WHAT TO PRODUCE: Only the lines from the line containing "Give me the Plotly.js source for this chart." to the line containing "[68, 136, 202];", with both of those lines, are to be repeated exactly. Leave the images out.
==== INFORMATION SHOWN ====
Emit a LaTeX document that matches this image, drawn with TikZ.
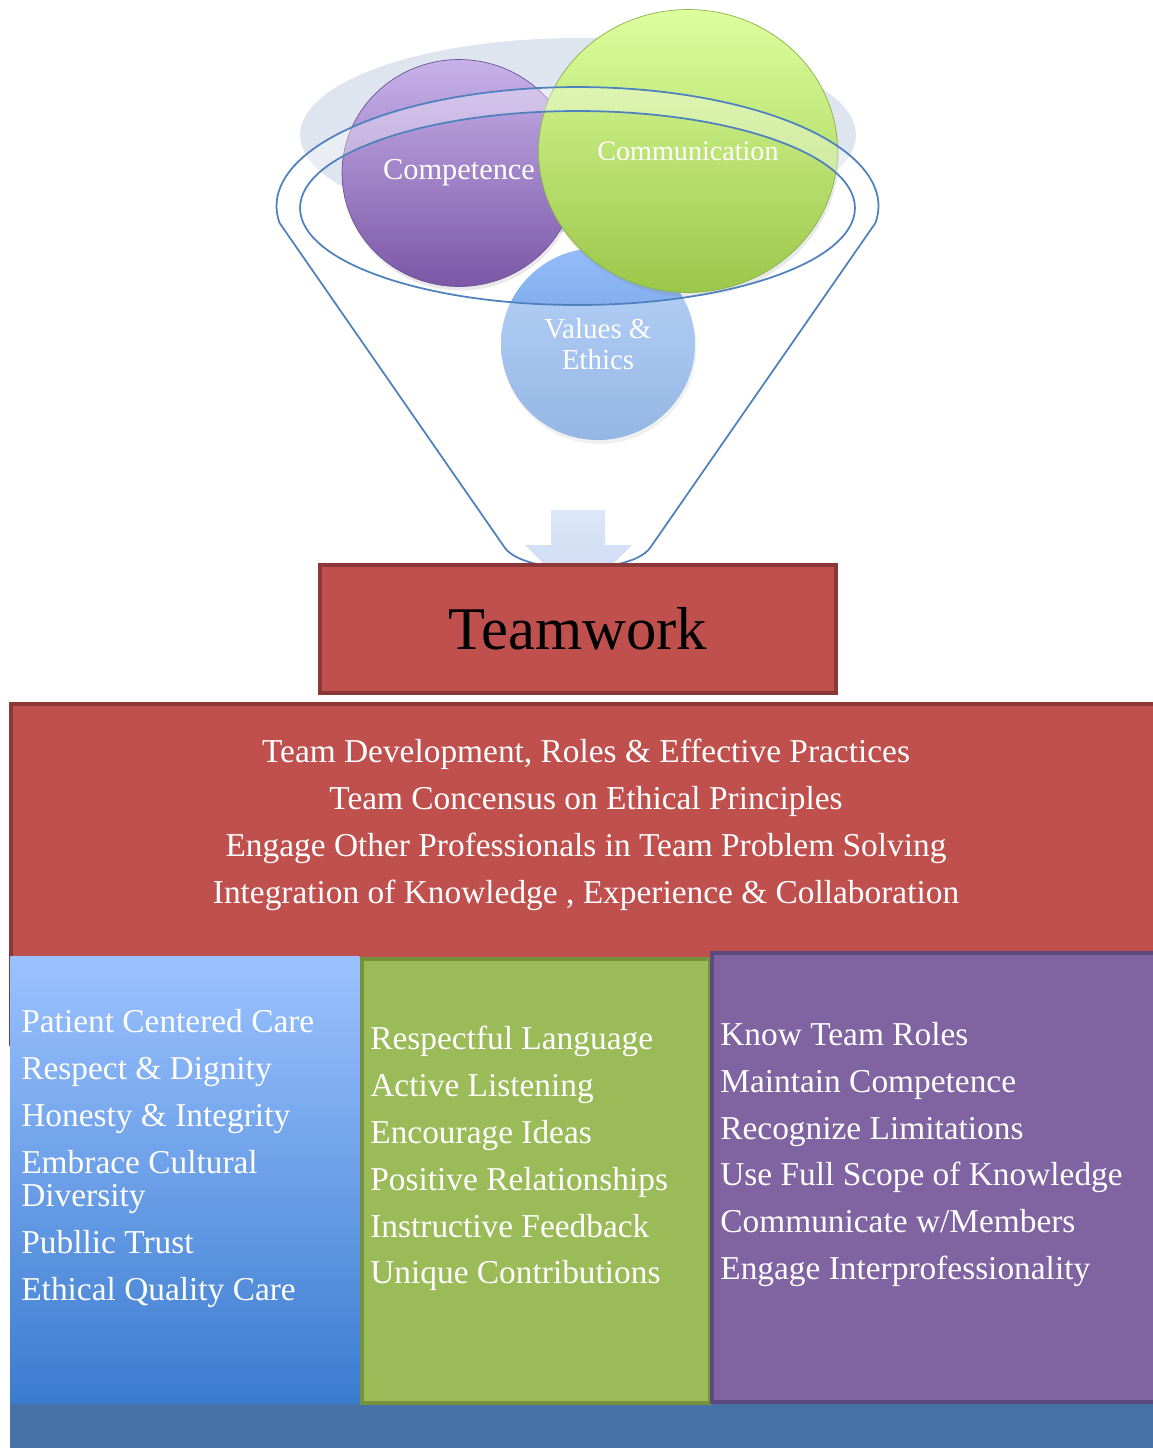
====
==== INFORMATION SHOWN ====
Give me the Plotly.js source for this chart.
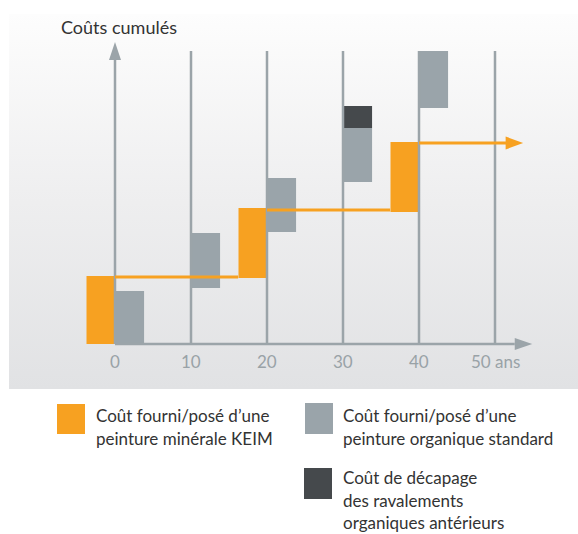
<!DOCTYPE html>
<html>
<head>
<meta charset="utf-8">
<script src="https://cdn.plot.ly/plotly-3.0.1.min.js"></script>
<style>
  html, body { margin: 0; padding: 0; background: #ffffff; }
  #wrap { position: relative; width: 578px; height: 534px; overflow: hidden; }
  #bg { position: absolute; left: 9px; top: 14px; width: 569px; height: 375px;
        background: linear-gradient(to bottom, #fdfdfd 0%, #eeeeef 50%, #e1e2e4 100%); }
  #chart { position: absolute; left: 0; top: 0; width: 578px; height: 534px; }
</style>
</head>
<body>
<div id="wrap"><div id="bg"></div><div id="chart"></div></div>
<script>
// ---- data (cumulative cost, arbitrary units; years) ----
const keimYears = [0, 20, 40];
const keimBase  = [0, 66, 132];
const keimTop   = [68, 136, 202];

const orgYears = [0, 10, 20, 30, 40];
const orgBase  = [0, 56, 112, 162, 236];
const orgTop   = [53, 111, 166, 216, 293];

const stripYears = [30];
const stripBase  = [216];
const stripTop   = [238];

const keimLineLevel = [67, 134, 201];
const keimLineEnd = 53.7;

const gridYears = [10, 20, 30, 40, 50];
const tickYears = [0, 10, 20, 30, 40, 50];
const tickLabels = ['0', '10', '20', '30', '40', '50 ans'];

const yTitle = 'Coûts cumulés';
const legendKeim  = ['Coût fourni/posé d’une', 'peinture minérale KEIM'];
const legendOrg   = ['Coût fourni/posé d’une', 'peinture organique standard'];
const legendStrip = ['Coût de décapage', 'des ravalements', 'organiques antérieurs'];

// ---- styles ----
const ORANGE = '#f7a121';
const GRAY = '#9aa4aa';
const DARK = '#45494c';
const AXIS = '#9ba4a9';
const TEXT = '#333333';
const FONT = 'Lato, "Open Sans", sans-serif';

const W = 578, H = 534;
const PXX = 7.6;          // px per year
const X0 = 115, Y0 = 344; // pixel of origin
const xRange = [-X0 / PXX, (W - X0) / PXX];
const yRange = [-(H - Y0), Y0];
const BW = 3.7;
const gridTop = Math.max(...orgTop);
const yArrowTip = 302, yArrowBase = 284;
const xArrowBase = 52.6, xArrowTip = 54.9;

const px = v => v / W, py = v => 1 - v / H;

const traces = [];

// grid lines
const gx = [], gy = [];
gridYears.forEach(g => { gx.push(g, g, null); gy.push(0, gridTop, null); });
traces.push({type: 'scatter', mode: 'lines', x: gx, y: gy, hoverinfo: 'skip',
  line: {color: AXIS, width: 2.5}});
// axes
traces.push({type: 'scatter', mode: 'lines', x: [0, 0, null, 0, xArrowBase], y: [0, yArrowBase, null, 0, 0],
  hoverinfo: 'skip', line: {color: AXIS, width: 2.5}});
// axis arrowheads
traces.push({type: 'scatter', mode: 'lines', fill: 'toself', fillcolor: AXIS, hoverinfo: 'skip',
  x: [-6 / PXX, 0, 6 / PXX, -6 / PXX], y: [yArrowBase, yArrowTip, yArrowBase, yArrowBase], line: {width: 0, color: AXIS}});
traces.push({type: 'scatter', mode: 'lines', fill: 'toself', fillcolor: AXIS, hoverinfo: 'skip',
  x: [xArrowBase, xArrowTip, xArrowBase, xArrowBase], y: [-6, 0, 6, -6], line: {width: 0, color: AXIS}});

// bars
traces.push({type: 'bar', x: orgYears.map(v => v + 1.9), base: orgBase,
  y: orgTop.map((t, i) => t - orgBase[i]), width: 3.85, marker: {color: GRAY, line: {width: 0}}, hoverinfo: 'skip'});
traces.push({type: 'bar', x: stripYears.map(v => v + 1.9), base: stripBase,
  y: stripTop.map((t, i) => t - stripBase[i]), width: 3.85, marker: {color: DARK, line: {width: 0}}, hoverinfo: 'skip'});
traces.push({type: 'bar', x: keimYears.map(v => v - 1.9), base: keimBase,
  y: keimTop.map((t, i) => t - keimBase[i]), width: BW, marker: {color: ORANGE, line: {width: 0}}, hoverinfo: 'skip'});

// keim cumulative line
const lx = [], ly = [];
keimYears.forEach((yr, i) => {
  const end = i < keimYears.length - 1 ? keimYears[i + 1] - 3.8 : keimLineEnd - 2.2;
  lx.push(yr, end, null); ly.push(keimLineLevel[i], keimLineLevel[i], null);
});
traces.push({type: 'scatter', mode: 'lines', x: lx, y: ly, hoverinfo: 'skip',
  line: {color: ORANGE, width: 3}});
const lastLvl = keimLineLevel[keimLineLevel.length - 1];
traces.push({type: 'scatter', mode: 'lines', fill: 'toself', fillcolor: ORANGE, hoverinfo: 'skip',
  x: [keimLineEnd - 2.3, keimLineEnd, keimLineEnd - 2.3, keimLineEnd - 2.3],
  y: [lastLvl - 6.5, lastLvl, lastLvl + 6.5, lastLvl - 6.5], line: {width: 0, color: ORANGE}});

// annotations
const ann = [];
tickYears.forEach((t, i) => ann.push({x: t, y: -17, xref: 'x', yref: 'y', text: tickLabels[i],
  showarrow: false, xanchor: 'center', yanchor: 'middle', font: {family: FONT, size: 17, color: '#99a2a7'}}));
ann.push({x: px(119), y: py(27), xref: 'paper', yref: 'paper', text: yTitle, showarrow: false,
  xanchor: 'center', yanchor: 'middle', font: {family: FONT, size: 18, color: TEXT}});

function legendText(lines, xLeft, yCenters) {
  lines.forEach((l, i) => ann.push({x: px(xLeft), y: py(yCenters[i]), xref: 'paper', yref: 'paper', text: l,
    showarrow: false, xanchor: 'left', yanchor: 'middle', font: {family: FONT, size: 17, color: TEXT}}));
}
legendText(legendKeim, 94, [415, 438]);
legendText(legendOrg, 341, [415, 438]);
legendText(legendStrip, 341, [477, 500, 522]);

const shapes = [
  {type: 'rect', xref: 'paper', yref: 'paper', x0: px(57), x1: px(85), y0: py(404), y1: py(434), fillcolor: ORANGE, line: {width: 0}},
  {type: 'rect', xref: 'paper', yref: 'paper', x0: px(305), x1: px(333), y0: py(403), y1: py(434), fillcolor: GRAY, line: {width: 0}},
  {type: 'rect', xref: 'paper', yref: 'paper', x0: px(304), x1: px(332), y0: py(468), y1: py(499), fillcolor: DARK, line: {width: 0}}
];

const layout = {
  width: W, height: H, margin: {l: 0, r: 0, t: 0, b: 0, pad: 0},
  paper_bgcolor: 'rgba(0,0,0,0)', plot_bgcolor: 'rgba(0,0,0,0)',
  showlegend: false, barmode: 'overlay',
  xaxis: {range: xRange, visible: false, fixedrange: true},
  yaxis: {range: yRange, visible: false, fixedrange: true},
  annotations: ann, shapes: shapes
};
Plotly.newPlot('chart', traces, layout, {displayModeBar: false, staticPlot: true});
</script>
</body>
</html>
====
WRITTEN ANSWER:
Give me the Plotly.js source for this chart.
<!DOCTYPE html>
<html>
<head>
<meta charset="utf-8">
<script src="https://cdn.plot.ly/plotly-3.0.1.min.js"></script>
<style>
  html, body { margin: 0; padding: 0; background: #ffffff; }
  #wrap { position: relative; width: 578px; height: 534px; overflow: hidden; }
  #bg { position: absolute; left: 9px; top: 14px; width: 569px; height: 375px;
        background: linear-gradient(to bottom, #fdfdfd 0%, #eeeeef 50%, #e1e2e4 100%); }
  #chart { position: absolute; left: 0; top: 0; width: 578px; height: 534px; }
</style>
</head>
<body>
<div id="wrap"><div id="bg"></div><div id="chart"></div></div>
<script>
// ---- data (cumulative cost, arbitrary units; years) ----
const keimYears = [0, 20, 40];
const keimBase  = [0, 66, 132];
const keimTop   = [68, 136, 202];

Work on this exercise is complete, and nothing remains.